RECORDED INFORMATION:

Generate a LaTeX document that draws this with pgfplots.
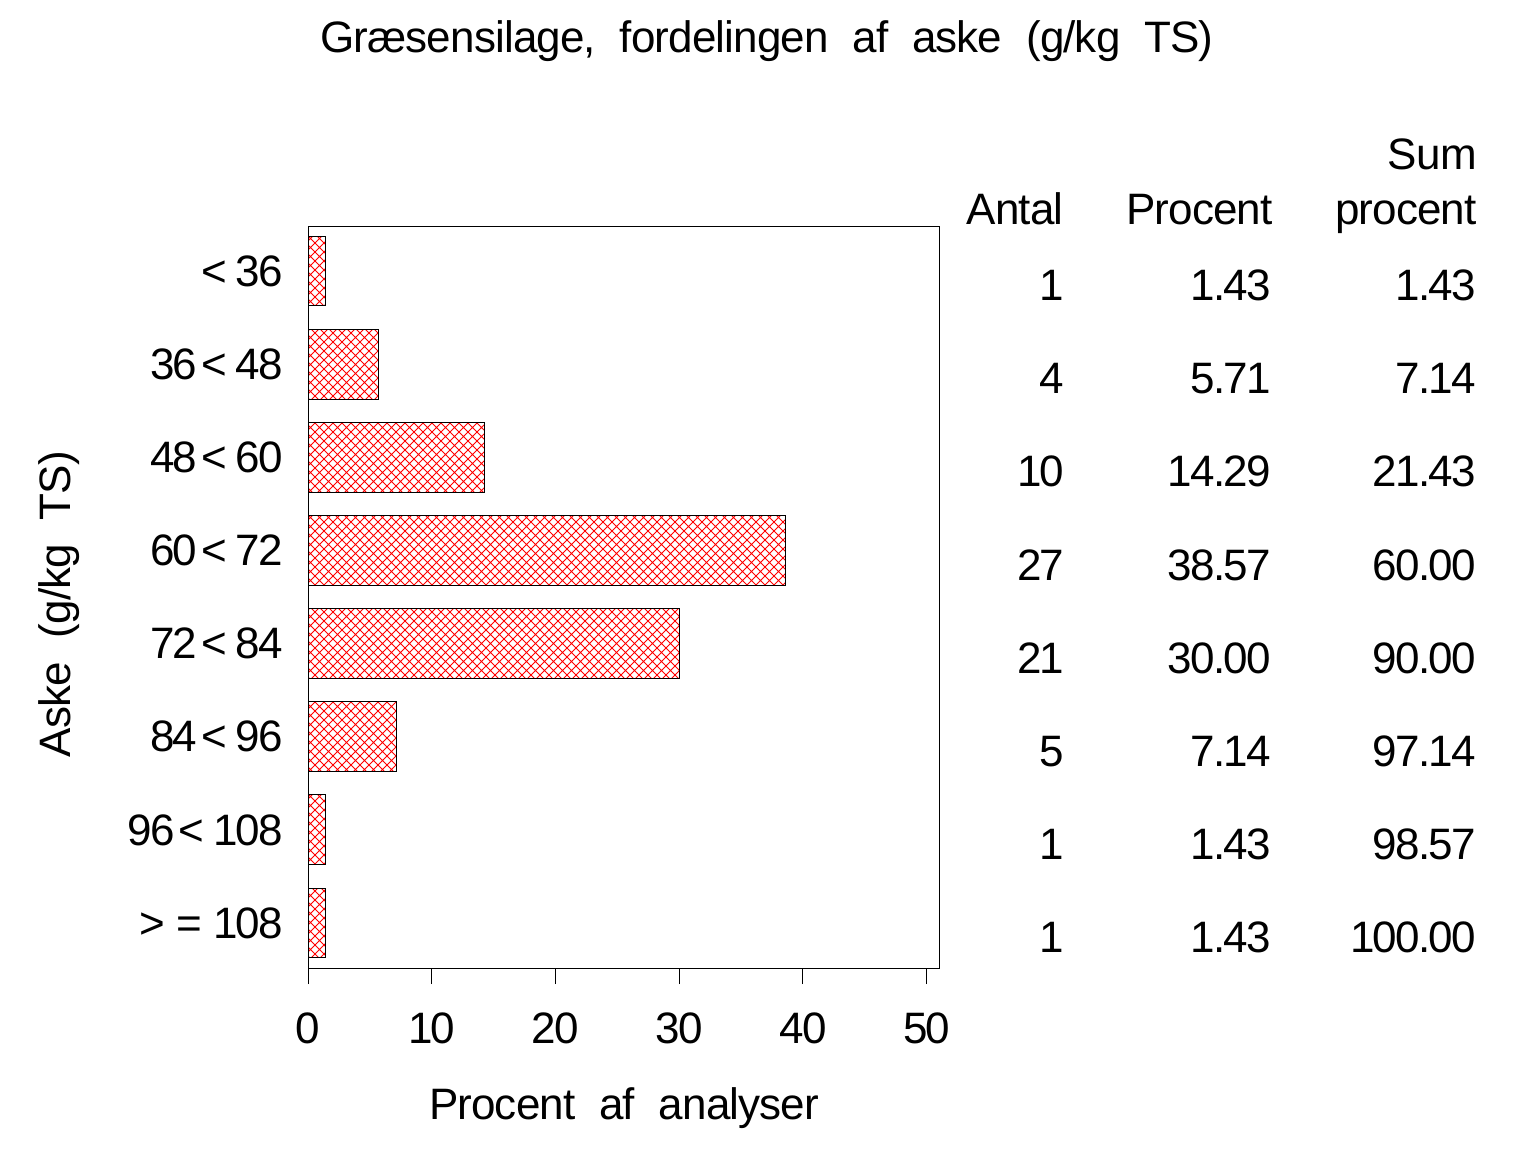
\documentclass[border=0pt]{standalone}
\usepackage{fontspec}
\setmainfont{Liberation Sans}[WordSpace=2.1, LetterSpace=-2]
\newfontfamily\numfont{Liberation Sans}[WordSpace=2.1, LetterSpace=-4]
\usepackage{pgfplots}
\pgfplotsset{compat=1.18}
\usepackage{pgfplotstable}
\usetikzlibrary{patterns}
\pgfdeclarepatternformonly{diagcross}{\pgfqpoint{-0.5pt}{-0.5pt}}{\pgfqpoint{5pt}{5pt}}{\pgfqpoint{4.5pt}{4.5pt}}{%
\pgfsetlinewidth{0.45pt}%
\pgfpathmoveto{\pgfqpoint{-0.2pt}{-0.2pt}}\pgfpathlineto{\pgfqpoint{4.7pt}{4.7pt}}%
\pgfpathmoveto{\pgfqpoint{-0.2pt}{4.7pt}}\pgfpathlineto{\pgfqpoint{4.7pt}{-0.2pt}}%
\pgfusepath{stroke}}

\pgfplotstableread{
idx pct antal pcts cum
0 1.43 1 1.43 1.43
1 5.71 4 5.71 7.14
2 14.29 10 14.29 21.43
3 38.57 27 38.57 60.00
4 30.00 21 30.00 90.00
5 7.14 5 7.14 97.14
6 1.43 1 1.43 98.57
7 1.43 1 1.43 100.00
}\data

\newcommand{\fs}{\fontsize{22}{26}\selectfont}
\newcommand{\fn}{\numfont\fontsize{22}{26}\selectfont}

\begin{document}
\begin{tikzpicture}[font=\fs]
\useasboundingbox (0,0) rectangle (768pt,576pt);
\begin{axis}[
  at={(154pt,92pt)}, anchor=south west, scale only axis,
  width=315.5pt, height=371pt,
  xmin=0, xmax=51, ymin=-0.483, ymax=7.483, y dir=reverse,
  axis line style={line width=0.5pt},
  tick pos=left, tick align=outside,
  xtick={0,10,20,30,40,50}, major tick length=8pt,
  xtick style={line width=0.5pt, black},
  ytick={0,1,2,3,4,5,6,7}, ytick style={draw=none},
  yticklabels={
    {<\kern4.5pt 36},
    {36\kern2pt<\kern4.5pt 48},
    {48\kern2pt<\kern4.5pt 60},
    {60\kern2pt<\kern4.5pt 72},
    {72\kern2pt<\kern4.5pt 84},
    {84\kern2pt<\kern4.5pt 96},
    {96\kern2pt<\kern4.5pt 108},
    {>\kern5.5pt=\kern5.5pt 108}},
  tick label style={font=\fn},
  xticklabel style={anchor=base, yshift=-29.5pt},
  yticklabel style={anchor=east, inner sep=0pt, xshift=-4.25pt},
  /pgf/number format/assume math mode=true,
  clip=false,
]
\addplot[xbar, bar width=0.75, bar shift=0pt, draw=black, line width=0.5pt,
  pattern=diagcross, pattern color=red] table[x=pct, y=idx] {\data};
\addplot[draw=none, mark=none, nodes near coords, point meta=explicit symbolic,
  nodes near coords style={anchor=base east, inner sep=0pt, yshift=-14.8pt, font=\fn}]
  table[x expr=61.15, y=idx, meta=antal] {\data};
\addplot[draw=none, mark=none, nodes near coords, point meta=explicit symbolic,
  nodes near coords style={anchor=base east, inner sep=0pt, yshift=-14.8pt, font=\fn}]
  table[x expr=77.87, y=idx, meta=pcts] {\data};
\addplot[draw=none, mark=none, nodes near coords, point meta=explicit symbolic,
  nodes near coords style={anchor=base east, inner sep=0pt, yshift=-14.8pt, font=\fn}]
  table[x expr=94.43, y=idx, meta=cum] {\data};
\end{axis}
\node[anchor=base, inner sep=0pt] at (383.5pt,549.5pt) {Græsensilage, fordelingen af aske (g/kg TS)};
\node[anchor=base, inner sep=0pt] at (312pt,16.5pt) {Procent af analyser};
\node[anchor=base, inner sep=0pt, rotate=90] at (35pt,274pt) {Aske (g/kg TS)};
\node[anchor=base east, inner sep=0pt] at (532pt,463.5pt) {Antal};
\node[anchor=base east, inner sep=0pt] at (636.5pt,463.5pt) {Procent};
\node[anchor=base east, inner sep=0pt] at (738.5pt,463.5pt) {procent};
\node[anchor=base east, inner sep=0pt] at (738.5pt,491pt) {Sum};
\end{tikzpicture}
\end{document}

TASK INSTRUCTIONS:
Quote each line of the listing exactly, but leave the pictures out.

EXERCISE ANSWER:
Generate a LaTeX document that draws this with pgfplots.
\documentclass[border=0pt]{standalone}
\usepackage{fontspec}
\setmainfont{Liberation Sans}[WordSpace=2.1, LetterSpace=-2]
\newfontfamily\numfont{Liberation Sans}[WordSpace=2.1, LetterSpace=-4]
\usepackage{pgfplots}
\pgfplotsset{compat=1.18}
\usepackage{pgfplotstable}
\usetikzlibrary{patterns}
\pgfdeclarepatternformonly{diagcross}{\pgfqpoint{-0.5pt}{-0.5pt}}{\pgfqpoint{5pt}{5pt}}{\pgfqpoint{4.5pt}{4.5pt}}{%
\pgfsetlinewidth{0.45pt}%
\pgfpathmoveto{\pgfqpoint{-0.2pt}{-0.2pt}}\pgfpathlineto{\pgfqpoint{4.7pt}{4.7pt}}%
\pgfpathmoveto{\pgfqpoint{-0.2pt}{4.7pt}}\pgfpathlineto{\pgfqpoint{4.7pt}{-0.2pt}}%
\pgfusepath{stroke}}

\pgfplotstableread{
idx pct antal pcts cum
0 1.43 1 1.43 1.43
1 5.71 4 5.71 7.14
2 14.29 10 14.29 21.43
3 38.57 27 38.57 60.00
4 30.00 21 30.00 90.00
5 7.14 5 7.14 97.14
6 1.43 1 1.43 98.57
7 1.43 1 1.43 100.00
}\data

\newcommand{\fs}{\fontsize{22}{26}\selectfont}
\newcommand{\fn}{\numfont\fontsize{22}{26}\selectfont}

\begin{document}
\begin{tikzpicture}[font=\fs]
\useasboundingbox (0,0) rectangle (768pt,576pt);
\begin{axis}[
  at={(154pt,92pt)}, anchor=south west, scale only axis,
  width=315.5pt, height=371pt,
  xmin=0, xmax=51, ymin=-0.483, ymax=7.483, y dir=reverse,
  axis line style={line width=0.5pt},
  tick pos=left, tick align=outside,
  xtick={0,10,20,30,40,50}, major tick length=8pt,
  xtick style={line width=0.5pt, black},
  ytick={0,1,2,3,4,5,6,7}, ytick style={draw=none},
  yticklabels={
    {<\kern4.5pt 36},
    {36\kern2pt<\kern4.5pt 48},
    {48\kern2pt<\kern4.5pt 60},
    {60\kern2pt<\kern4.5pt 72},
    {72\kern2pt<\kern4.5pt 84},
    {84\kern2pt<\kern4.5pt 96},
    {96\kern2pt<\kern4.5pt 108},
    {>\kern5.5pt=\kern5.5pt 108}},
  tick label style={font=\fn},
  xticklabel style={anchor=base, yshift=-29.5pt},
  yticklabel style={anchor=east, inner sep=0pt, xshift=-4.25pt},
  /pgf/number format/assume math mode=true,
  clip=false,
]
\addplot[xbar, bar width=0.75, bar shift=0pt, draw=black, line width=0.5pt,
  pattern=diagcross, pattern color=red] table[x=pct, y=idx] {\data};
\addplot[draw=none, mark=none, nodes near coords, point meta=explicit symbolic,
  nodes near coords style={anchor=base east, inner sep=0pt, yshift=-14.8pt, font=\fn}]
  table[x expr=61.15, y=idx, meta=antal] {\data};
\addplot[draw=none, mark=none, nodes near coords, point meta=explicit symbolic,
  nodes near coords style={anchor=base east, inner sep=0pt, yshift=-14.8pt, font=\fn}]
  table[x expr=77.87, y=idx, meta=pcts] {\data};
\addplot[draw=none, mark=none, nodes near coords, point meta=explicit symbolic,
  nodes near coords style={anchor=base east, inner sep=0pt, yshift=-14.8pt, font=\fn}]
  table[x expr=94.43, y=idx, meta=cum] {\data};
\end{axis}
\node[anchor=base, inner sep=0pt] at (383.5pt,549.5pt) {Græsensilage, fordelingen af aske (g/kg TS)};
\node[anchor=base, inner sep=0pt] at (312pt,16.5pt) {Procent af analyser};
\node[anchor=base, inner sep=0pt, rotate=90] at (35pt,274pt) {Aske (g/kg TS)};
\node[anchor=base east, inner sep=0pt] at (532pt,463.5pt) {Antal};
\node[anchor=base east, inner sep=0pt] at (636.5pt,463.5pt) {Procent};
\node[anchor=base east, inner sep=0pt] at (738.5pt,463.5pt) {procent};
\node[anchor=base east, inner sep=0pt] at (738.5pt,491pt) {Sum};
\end{tikzpicture}
\end{document}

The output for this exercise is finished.